VESTAL, NY (WSKG) —Staffing shortages at Broome County’s Willow Point Nursing Home have forced officials to declare a state of emergency. The facility is suspending admissions and shutting down a third unit, after closing two units just last month.

Willow Point’s budget calls for 216 direct care staff. Currently, it only has 81, according to a recent report from Willow Point Administrator Ryan LaClair.

County Executive Jason Garnar said closing the third unit was necessary, to make sure residents wouldn’t be deprived of quality care.

But he added that the future of Willow Point is more uncertain as it continues to lose staff.

“At some point, that number gets so low that something’s got to give,” said Garnar. “And I’m afraid that we’re very, very close to that point. And there’s no light at the end of the tunnel.”

Last year, Broome County spent an extra $5 million just to keep Willow Point going. Garnar said closing this third unit means the nursing home will lose more money, making it even harder to pay competitive wages.

Willow Point Rehabilitation and Nursing Center in Vestal. (Phoebe Taylor-Vuolo/WSKG)

Starting in 2022, Willow Point’s certified nursing assistants will get a $3 raise. But in a meeting with county legislators, Willow Point Administrator Ryan LaClair said the facility is still struggling to compete for staff.

“We’re seeing a lot of people leave for other employment opportunities,” said LaClair. “Right now, it appears that these disciplines are getting about six dollars more an hour elsewhere in the community, in other nursing homes.”

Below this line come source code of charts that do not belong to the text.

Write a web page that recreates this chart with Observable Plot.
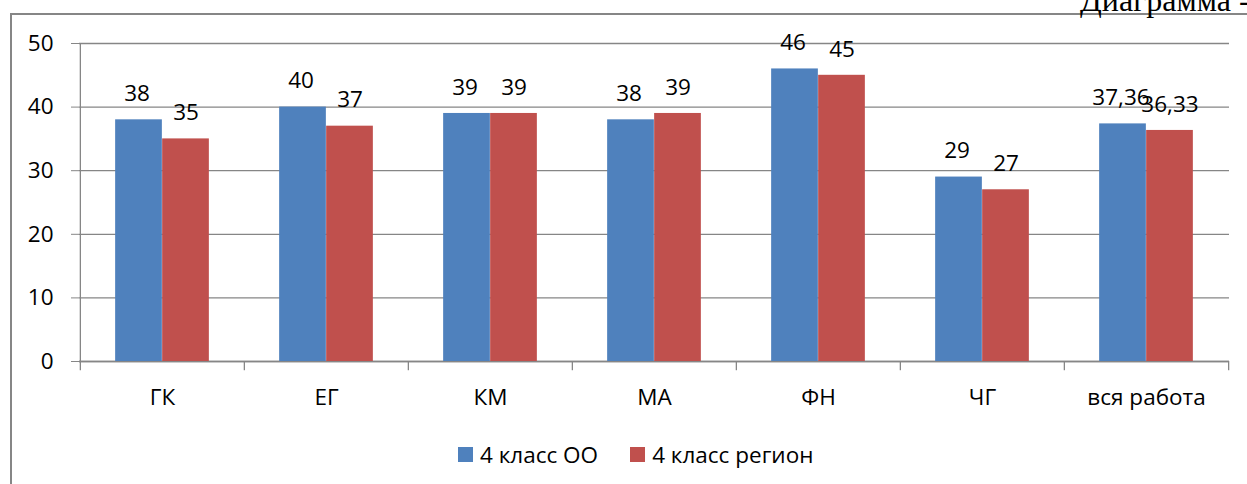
<!DOCTYPE html>
<html>
<head>
<meta charset="utf-8">
<script src="https://cdn.jsdelivr.net/npm/d3@7"></script>
<script src="https://cdn.jsdelivr.net/npm/@observablehq/plot@0.6"></script>
<style>
  html, body { margin: 0; padding: 0; background: #fff; }
  #wrap { position: relative; width: 1247px; height: 484px; overflow: hidden; background: #fff; font-family: "Open Sans", sans-serif; }
  #frame { position: absolute; left: 10px; top: 13px; width: 1400px; height: 600px; border: 2px solid #868686; box-sizing: border-box; }
  #title { position: absolute; left: 0; top: 0; }
  #chart { position: absolute; left: 0; top: 0; }
  #legend { position: absolute; left: 458px; top: 439px; display: flex; align-items: center; font-size: 22.5px; color: #000; white-space: nowrap; }
  .item { display: flex; align-items: center; margin-right: 32px; }
  .sw { width: 15px; height: 15px; margin-right: 7px; }
</style>
</head>
<body>
<div id="wrap">
  <div id="frame"></div>
  <svg id="title" width="1247" height="20"><text x="1080" y="11" font-family="Liberation Serif" font-size="32" fill="#000">Диаграмма -</text></svg>
  <div id="chart"></div>
  <div id="legend"></div>
</div>
<script>
const categories = ["ГК", "ЕГ", "КМ", "МА", "ФН", "ЧГ", "вся работа"];
const seriesNames = ["4 класс ОО", "4 класс регион"];
const valuesOO = [38, 40, 39, 38, 46, 29, 37.36];
const valuesRegion = [35, 37, 39, 39, 45, 27, 36.33];
const yTicks = [0, 10, 20, 30, 40, 50];
const colors = ["#4F81BD", "#C0504D"];

const data = [];
categories.forEach((c, i) => {
  data.push({category: c, series: seriesNames[0], value: valuesOO[i]});
  data.push({category: c, series: seriesNames[1], value: valuesRegion[i]});
});

const width = 1247, marginLeft = 79, marginRight = 18;
const step = (width - marginLeft - marginRight) / categories.length;
const barW = 47;
const outer = (step - 2 * barW) / 2;
const fmt = v => String(v).replace(".", ",");
const gray = "#868686";

const s0 = data.filter(d => d.series === seriesNames[0]);
const s1 = data.filter(d => d.series === seriesNames[1]);

const chart = Plot.plot({
  width, height: 430,
  marginLeft, marginRight, marginTop: 43, marginBottom: 69,
  style: {fontFamily: "Open Sans", fontSize: "22.5px", color: "#000", background: "transparent", overflow: "visible"},
  x: {type: "band", domain: categories, padding: 0, label: null},
  y: {domain: [0, 50], label: null},
  marks: [
    Plot.gridY(yTicks, {stroke: gray, strokeOpacity: 1, strokeWidth: 1.3}),
    Plot.ruleY([0], {stroke: gray, strokeWidth: 1.3}),
    Plot.ruleX([categories[0]], {dx: -step / 2, y1: -1.45, y2: 50, stroke: gray, strokeWidth: 1.3}),
    Plot.ruleX(categories.slice(1), {dx: -step / 2, y1: -1.45, y2: 0, stroke: gray, strokeWidth: 1.3}),
    Plot.ruleX([categories[categories.length - 1]], {dx: step / 2, y1: -1.45, y2: 0, stroke: gray, strokeWidth: 1.3}),
    Plot.barY(s0, {x: "category", y: "value", fill: colors[0], insetLeft: outer, insetRight: outer + barW}),
    Plot.barY(s1, {x: "category", y: "value", fill: colors[1], insetLeft: outer + barW, insetRight: outer}),
    Plot.text(s0, {x: "category", y: "value", text: d => fmt(d.value), dx: -barW / 2 - 2, dy: -26, lineAnchor: "middle", fill: "#000"}),
    Plot.text(s1, {x: "category", y: "value", text: d => fmt(d.value), dx: barW / 2, dy: -26, lineAnchor: "middle", fill: "#000"}),
    Plot.axisY({ticks: yTicks, tickSize: 8, tickPadding: 18, stroke: gray, label: null}),
    Plot.axisX({tickSize: 0, tickPadding: 28, label: null})
  ]
});
document.getElementById("chart").appendChild(chart);

const legend = document.getElementById("legend");
seriesNames.forEach((name, i) => {
  const item = document.createElement("div");
  item.className = "item";
  const sw = document.createElement("div");
  sw.className = "sw";
  sw.style.background = colors[i];
  const t = document.createElement("span");
  t.textContent = name;
  item.appendChild(sw);
  item.appendChild(t);
  legend.appendChild(item);
});
</script>
</body>
</html>
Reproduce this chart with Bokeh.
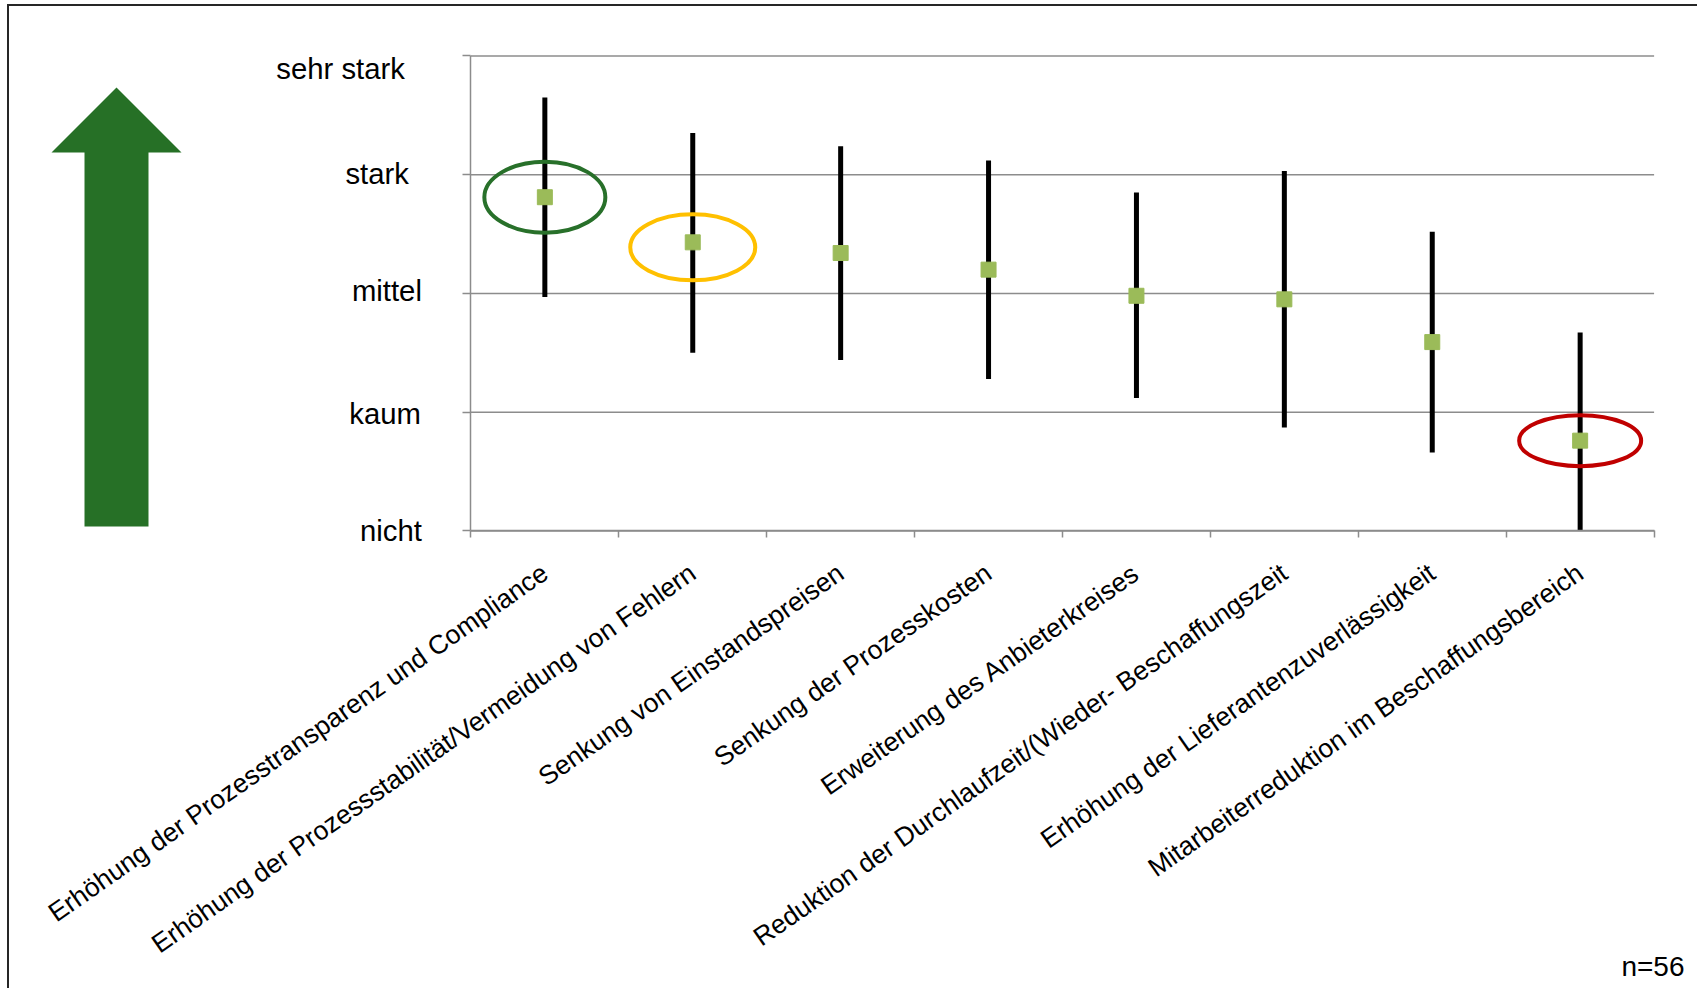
import math
from bokeh.plotting import figure
from bokeh.layouts import row
from bokeh.models import FixedTicker, Range1d, Label
from bokeh.core.properties import value
from bokeh.embed import file_html
from bokeh.resources import INLINE

# ---------------- data ----------------
categories = [
    "Erhöhung der Prozesstransparenz und Compliance",
    "Erhöhung der Prozessstabilität/Vermeidung von Fehlern",
    "Senkung von Einstandspreisen",
    "Senkung der Prozesskosten",
    "Erweiterung des Anbieterkreises",
    "Reduktion der Durchlaufzeit/(Wieder- Beschaffungszeit",
    "Erhöhung der Lieferantenzuverlässigkeit",
    "Mitarbeiterreduktion im Beschaffungsbereich",
]
means = [2.81, 2.43, 2.34, 2.20, 1.98, 1.95, 1.59, 0.76]
upper = [3.65, 3.35, 3.24, 3.12, 2.85, 3.03, 2.52, 1.67]
lower = [1.97, 1.50, 1.44, 1.28, 1.12, 0.87, 0.66, 0.00]

levels = [0, 1, 2, 3, 4]
level_labels = ["nicht", "kaum", "mittel", "stark", "sehr stark"]

highlight_idx = [0, 1, 7]
highlight_colors = ["#28702A", "#FFC000", "#C00000"]

sample_note = "n=56"

# ---------------- layout / style constants (page pixels) ----------------
OX, OY = 9, 6                 # canvas origin on the page (inside the css border)
W, H = 1688, 982              # canvas size
AXIS_X, AXIS_Y = 470.4, 530.4 # page position of the chart origin
PX_CAT, PX_LEVEL = 147.9, 118.75
FONT = "Liberation Sans"
GRID = "#8C8C8C"
BORDER = "#262626"

# per-label nudges of the y tick texts (right edge offset from axis, baseline offset)
ylab_dx = [-49, -50, -49, -62, -66]
ylab_dy = [0, 1, -3, -1, 13]
ell_w = [121, 125, 122]
ell_h = [71, 66, 51]
ell_dy = [0, 5, 0]            # downward nudge of the highlight ellipses, px


def dx(px):
    return (px - AXIS_X) / PX_CAT


def dy(py):
    return (AXIS_Y - py) / PX_LEVEL


p = figure(width=W, height=H,
           x_range=Range1d(dx(OX), dx(OX + W)), y_range=Range1d(dy(OY + H), dy(OY)),
           output_backend="svg", toolbar_location=None,
           min_border=0, min_border_left=0, min_border_right=0, min_border_top=0, min_border_bottom=0)
p.outline_line_color = None
p.grid.visible = False

xs = [i + 0.5 for i in range(len(categories))]
n = len(categories)

# grid lines (only across the category area)
p.segment(x0=[0] * len(levels), y0=levels, x1=[n] * len(levels), y1=levels,
          line_color=GRID, line_width=1.5)

# x axis fixed at y = 0
p.xaxis.fixed_location = 0
p.xaxis.bounds = (0, n)
p.xaxis.ticker = FixedTicker(ticks=xs, minor_ticks=list(range(n + 1)))
p.xaxis.major_label_overrides = {x: c for x, c in zip(xs, categories)}
p.xaxis.major_tick_out = 0
p.xaxis.major_tick_in = 0
p.xaxis.minor_tick_out = 7
p.xaxis.minor_tick_in = 0
p.xaxis.minor_tick_line_color = GRID
p.xaxis.minor_tick_line_width = 1.5
p.xaxis.axis_line_color = GRID
p.xaxis.axis_line_width = 1.5
p.xaxis.major_label_orientation = math.radians(35)
p.xaxis.major_label_text_font = FONT
p.xaxis.major_label_text_font_size = "26.5px"
p.xaxis.major_label_text_color = "black"
p.xaxis.major_label_standoff = 32

# y axis fixed at x = 0
p.yaxis.fixed_location = 0
p.yaxis.bounds = (levels[0], levels[-1])
p.yaxis.ticker = FixedTicker(ticks=levels)
p.yaxis.major_label_overrides = {l: "" for l in levels}
p.yaxis.major_tick_out = 8
p.yaxis.major_tick_in = 0
p.yaxis.major_tick_line_color = GRID
p.yaxis.major_tick_line_width = 1.5
p.yaxis.minor_tick_line_color = None
p.yaxis.axis_line_color = GRID
p.yaxis.axis_line_width = 1.5

# y tick texts
p.text(x=[0] * len(levels), y=levels, text=level_labels,
       x_offset=ylab_dx, y_offset=ylab_dy,
       text_align="right", text_baseline="alphabetic",
       text_font=value(FONT), text_font_size="29.3px", text_color="black")

# data
p.segment(x0=xs, y0=lower, x1=xs, y1=upper, line_width=5, line_color="black")
p.scatter(x=xs, y=means, marker="square", size=15, fill_color="#9BBB59", line_color="#9BBB59")
p.ellipse(x=[xs[i] for i in highlight_idx],
          y=[means[i] - d / PX_LEVEL for i, d in zip(highlight_idx, ell_dy)],
          width=ell_w, height=ell_h, width_units="screen", height_units="screen",
          fill_color=None, line_color=highlight_colors, line_width=4)

# big green arrow (decoration, page pixel geometry)
arrow_px = [116, 181, 148, 148, 84, 84, 51]
arrow_py = [87, 152, 152, 526, 526, 152, 152]
p.patch([dx(v) for v in arrow_px], [dy(v) for v in arrow_py], fill_color="#267026", line_color=None)

p.add_layout(Label(x=dx(1684), y=dy(966), text=sample_note,
                   text_align="right", text_baseline="alphabetic",
                   text_font=FONT, text_font_size="28px", text_color="black"))

layout = row(p, styles={"border-top": "2px solid " + BORDER, "border-left": "2px solid " + BORDER,
                        "margin-left": "7px", "margin-top": "4px"})

open("out.html", "w").write(file_html(layout, INLINE))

In the meantime, LaClair said the remaining staff are being stretched thin.

“The less and less staff we have, the more and more we’re expecting from the current staff,” said LaClair. “So, ‘hey, you worked 60 hours this week? Great, can you work 68?’”

Garnar said though staffing shortages have been an issue for Willow Point for years, COVID-19 has exacerbated the situation. Just before the pandemic, he said the nursing home was doing better, financially and operationally.

“Our ratings had gone up for the first time in a long time. And we were really in a good spot moving forward,” said Garnar. “And this pandemic, it just kind of broke us.”

Willow Point will reduce its capacity. Garnar said the state of emergency declaration will allow more flexibility for the county to deal with staffing shortages. A rapid response team has also been put together to help address the issue.